──────── Dataset excerpt
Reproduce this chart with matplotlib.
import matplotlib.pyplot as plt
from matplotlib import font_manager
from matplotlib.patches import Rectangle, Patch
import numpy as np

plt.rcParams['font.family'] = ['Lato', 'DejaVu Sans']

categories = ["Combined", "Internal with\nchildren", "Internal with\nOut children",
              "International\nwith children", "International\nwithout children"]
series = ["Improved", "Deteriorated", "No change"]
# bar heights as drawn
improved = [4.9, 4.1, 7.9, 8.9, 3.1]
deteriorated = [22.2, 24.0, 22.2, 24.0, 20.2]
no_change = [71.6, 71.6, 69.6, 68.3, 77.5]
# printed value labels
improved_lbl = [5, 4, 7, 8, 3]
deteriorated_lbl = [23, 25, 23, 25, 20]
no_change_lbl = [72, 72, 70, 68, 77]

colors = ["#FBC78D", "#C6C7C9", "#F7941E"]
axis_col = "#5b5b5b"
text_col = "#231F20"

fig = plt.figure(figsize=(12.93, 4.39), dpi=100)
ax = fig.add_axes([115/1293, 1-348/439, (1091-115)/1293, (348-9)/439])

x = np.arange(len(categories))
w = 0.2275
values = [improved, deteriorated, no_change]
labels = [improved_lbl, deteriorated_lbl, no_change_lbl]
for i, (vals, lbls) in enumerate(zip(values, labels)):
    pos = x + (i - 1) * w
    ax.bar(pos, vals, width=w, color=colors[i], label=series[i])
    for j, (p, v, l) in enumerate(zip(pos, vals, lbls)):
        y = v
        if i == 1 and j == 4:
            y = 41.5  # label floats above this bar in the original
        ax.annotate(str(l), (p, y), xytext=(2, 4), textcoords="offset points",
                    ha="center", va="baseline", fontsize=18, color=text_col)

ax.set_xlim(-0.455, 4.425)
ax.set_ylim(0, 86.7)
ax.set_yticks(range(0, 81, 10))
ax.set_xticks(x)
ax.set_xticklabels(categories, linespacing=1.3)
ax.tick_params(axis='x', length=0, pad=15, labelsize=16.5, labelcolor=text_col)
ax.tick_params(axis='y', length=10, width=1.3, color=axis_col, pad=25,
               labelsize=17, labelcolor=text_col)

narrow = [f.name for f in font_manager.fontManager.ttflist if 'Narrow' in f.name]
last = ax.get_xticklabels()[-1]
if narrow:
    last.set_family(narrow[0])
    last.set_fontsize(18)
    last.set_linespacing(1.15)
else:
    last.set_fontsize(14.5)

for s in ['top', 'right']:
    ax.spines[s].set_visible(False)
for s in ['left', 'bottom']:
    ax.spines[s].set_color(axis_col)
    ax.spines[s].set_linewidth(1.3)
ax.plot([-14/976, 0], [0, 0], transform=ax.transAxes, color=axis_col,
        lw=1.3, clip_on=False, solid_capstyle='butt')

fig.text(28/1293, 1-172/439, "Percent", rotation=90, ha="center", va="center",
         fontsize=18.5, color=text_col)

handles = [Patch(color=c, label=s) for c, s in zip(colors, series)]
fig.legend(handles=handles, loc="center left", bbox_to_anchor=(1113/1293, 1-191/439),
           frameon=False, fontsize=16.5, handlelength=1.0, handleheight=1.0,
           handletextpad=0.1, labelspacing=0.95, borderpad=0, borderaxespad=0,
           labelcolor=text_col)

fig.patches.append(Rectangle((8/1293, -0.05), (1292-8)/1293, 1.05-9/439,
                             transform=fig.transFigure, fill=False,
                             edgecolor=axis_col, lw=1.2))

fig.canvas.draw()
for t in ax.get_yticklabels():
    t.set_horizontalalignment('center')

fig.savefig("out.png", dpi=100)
────────────────
Set down verbatim only the lines between the start of the data above and the line with "plt.rcParams['font.family'] = ['Lato', 'DejaVu", both boundaries included.

**The completed task:**
Reproduce this chart with matplotlib.
import matplotlib.pyplot as plt
from matplotlib import font_manager
from matplotlib.patches import Rectangle, Patch
import numpy as np

plt.rcParams['font.family'] = ['Lato', 'DejaVu Sans']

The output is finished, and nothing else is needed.